The name sums it up: this is Aldean’s ninth album so he’s called it 9. This lack of subtlety sums up the enterprise.
Not that it’s bad: it’s what a certain style of country should sound like, that style being the music to accompany drivers along the endless roads of rural states, or to play loud in sports bars. It doesn’t want to be interesting; it just needs to be background music you can tap your boot-shod toes to.
When you do listen, drinkin’ figures heavily. In opener Tattoos And Tequila he’s in a bar “only one or two away” from forgetting his ex; in Blame It On You she’s gone and he “could blame it on the whiskey”, while in Champagne Town it’s “Let me and this 90-proof do what we gotta do”.
When he wants to say a girl’s got under his skin, permanence is “nothin’ like the bourbon in my blood,” soon to be gone. He doesn’t even need to be dumped to drink: in Came Here to Drink he’s going to “drink ‘cause it’s five o’clock” while I Don’t Drink Anymore is not a call for sobriety, he just don’t drink any less.

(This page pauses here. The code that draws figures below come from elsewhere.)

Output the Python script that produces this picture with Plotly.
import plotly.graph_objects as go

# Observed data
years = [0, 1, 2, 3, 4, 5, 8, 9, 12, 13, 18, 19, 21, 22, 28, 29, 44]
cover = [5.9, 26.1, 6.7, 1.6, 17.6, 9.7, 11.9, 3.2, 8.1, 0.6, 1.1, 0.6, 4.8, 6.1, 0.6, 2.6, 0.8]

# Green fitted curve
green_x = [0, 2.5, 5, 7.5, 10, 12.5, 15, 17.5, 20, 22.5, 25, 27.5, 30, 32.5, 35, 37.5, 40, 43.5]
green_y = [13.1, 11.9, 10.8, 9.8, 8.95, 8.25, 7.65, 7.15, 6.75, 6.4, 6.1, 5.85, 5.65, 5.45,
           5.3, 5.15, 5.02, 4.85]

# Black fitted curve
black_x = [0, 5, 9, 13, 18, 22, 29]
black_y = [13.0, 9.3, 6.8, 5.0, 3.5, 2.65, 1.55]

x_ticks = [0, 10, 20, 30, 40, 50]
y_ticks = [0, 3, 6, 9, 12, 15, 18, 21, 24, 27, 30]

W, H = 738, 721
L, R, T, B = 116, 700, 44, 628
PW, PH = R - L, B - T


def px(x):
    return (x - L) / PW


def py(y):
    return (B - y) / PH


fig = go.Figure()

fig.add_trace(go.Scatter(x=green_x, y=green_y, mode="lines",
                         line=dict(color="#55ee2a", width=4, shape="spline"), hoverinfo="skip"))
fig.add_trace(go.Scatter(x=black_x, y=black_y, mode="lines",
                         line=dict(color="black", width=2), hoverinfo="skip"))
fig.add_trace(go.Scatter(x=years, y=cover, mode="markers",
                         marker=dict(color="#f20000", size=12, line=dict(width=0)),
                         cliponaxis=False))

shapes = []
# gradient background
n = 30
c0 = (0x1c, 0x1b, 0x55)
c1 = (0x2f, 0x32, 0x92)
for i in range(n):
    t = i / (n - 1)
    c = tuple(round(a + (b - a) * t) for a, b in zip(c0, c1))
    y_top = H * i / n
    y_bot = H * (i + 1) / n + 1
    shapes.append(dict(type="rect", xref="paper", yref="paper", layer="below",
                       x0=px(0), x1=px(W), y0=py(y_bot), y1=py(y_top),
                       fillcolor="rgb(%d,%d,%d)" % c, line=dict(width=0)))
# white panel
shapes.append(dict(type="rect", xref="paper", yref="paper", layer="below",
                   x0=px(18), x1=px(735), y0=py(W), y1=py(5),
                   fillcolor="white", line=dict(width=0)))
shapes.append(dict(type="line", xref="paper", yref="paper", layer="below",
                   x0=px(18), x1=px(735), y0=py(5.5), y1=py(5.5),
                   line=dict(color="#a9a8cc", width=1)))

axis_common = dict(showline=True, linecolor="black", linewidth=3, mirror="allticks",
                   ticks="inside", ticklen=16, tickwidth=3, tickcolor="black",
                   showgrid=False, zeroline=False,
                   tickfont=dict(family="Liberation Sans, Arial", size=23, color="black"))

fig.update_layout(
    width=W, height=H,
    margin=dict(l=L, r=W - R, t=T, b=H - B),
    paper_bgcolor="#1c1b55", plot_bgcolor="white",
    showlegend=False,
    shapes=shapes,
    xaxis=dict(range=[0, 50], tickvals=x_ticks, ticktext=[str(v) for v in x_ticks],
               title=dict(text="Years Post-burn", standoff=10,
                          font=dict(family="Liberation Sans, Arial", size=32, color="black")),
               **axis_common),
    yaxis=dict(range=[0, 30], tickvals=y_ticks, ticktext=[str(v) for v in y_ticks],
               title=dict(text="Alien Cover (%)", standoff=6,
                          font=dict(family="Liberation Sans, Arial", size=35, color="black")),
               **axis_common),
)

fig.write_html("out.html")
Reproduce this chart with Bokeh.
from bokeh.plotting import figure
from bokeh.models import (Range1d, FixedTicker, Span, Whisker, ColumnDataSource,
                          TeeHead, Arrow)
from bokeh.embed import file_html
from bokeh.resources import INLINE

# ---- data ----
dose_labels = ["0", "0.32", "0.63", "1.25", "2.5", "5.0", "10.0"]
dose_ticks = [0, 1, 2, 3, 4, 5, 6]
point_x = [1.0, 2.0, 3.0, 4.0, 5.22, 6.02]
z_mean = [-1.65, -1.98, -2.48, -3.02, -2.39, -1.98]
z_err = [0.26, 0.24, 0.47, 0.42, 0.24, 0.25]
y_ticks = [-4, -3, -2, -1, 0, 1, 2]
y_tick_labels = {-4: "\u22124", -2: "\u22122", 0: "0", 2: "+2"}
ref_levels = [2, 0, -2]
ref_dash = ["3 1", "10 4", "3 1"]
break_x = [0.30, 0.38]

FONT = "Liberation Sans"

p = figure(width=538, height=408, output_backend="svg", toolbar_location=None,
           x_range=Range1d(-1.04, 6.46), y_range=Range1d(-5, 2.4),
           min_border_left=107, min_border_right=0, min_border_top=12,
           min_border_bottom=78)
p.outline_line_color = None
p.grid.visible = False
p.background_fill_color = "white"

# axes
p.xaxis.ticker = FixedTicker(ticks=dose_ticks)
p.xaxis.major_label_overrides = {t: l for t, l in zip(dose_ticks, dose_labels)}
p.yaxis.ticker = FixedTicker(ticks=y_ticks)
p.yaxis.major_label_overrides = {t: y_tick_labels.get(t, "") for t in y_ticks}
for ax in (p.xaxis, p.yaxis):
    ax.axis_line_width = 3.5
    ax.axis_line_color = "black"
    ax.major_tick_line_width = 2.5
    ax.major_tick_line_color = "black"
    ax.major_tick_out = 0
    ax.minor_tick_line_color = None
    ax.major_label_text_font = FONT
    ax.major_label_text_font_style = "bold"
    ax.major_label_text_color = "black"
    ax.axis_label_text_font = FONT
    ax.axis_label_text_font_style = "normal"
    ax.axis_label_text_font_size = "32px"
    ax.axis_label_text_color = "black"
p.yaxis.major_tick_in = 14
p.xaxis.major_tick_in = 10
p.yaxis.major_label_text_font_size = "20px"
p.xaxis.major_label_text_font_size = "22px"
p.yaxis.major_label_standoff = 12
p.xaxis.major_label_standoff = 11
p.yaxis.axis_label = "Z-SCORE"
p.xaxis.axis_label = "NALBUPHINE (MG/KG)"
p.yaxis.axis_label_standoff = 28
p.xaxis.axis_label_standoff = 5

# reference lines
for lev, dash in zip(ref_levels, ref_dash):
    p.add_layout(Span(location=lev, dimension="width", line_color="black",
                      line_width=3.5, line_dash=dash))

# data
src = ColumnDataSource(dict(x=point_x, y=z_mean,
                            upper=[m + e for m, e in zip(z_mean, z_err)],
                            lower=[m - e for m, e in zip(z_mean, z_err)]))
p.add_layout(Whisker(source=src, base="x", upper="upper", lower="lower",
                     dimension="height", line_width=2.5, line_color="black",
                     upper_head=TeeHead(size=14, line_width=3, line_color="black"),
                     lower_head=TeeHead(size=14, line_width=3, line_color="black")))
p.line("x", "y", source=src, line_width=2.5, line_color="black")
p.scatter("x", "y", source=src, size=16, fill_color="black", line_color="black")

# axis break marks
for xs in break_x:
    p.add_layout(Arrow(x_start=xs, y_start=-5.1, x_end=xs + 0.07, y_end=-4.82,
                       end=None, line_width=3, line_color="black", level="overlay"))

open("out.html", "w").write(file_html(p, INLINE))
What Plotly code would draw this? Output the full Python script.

Aside from alcoholics, his target audience is men with trucks in small towns who go hunting: he actually has a song called Camouflage Hat, opining that “the girls ‘round here, they got it bad / For good ol’ boys in a camouflage hat.” Keeping It Small Town is more general “We keeping them girls up in them shotgun seats … It’s the way we were raised and we ain’t changing now.”
Musically, it’s muscular with several guitar solos for fans who are still sober enough to attempt the air guitar.